New Living Translation

1Then the Lord told Moses,

2“Give the following instructions to the people of Israel. “When you finally settle in the land I am giving you,

3you will offer special gifts as a pleasing aroma to the Lord. These gifts may take the form of a burnt offering, a sacrifice to fulfill a vow, a voluntary offering, or an offering at any of your annual festivals, and they may be taken from your herds of cattle or your flocks of sheep and goats.

4When you present these offerings, you must also give the Lord a grain offering of two quarts of choice flour mixed with one quart of olive oil.

5For each lamb offered as a burnt offering or a special sacrifice, you must also present one quart of wine as a liquid offering.

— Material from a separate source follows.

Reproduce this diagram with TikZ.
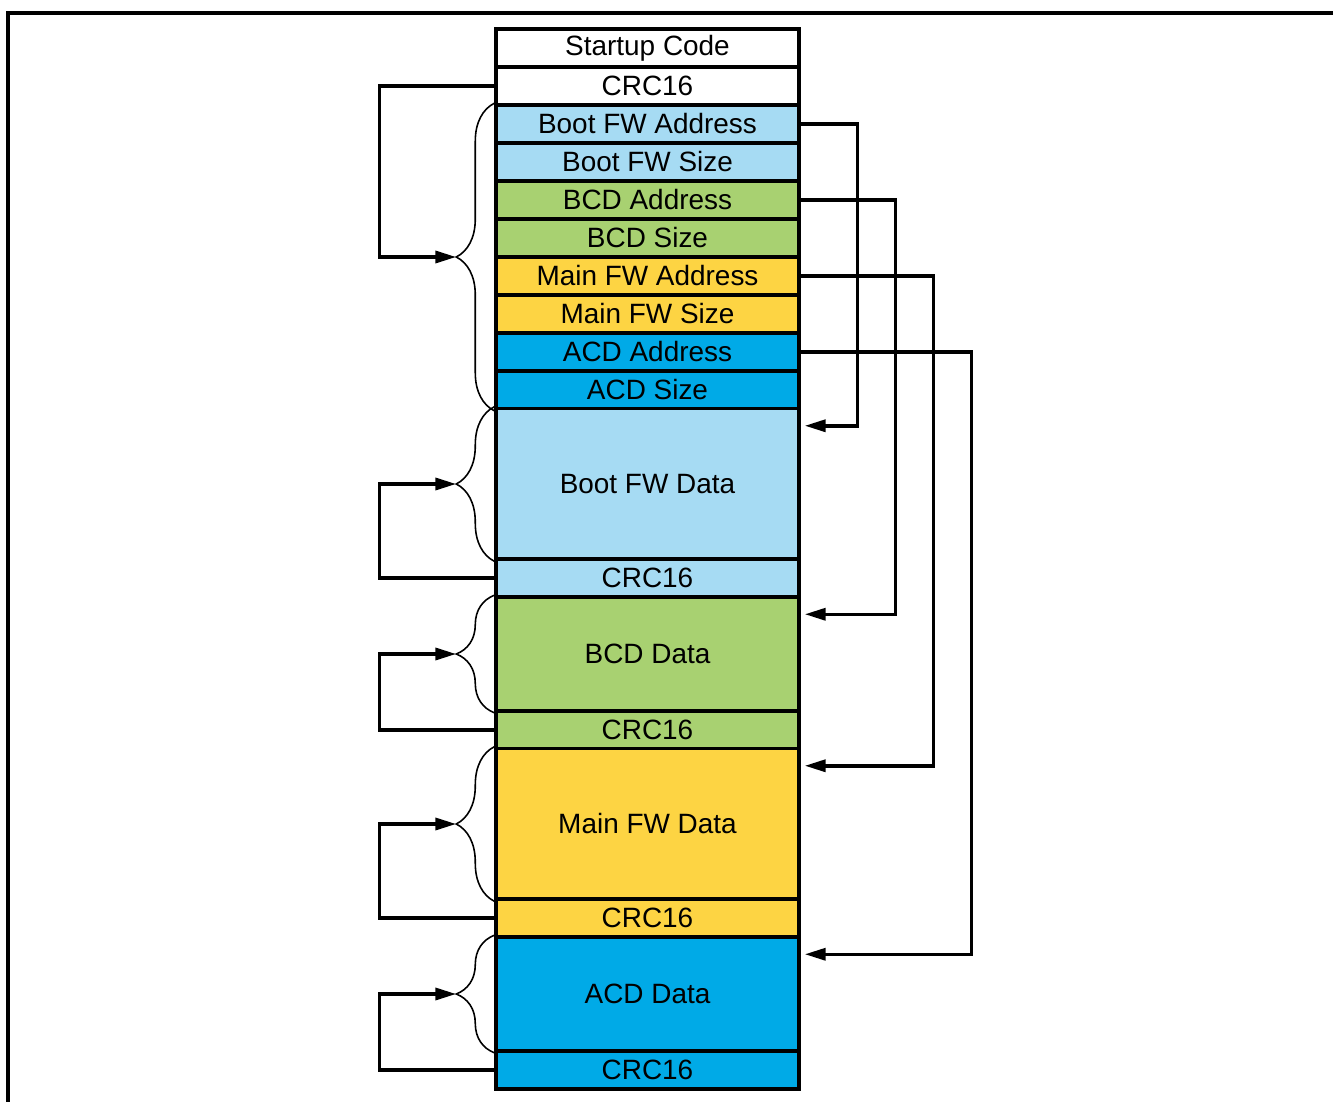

6“If the sacrifice is a ram, give a grain offering of four quarts of choice flour mixed with a third of a gallon of olive oil,

7and give a third of a gallon of wine as a liquid offering. This will be a pleasing aroma to the Lord.

8“When you present a young bull as a burnt offering or as a sacrifice to fulfill a vow or as a peace offering to the Lord,

9you must also give a grain offering of six quarts of choice flour mixed with two quarts of olive oil,

10and give two quarts of wine as a liquid offering. This will be a special gift, a pleasing aroma to the Lord.

11“Each sacrifice of a bull, ram, lamb, or young goat should be prepared in this way.

12Follow these instructions with each offering you present.

13All of you native-born Israelites must follow these instructions when you offer a special gift as a pleasing aroma to the Lord.

14And if any foreigners visit you or live among you and want to present a special gift as a pleasing aroma to the Lord, they must follow these same procedures.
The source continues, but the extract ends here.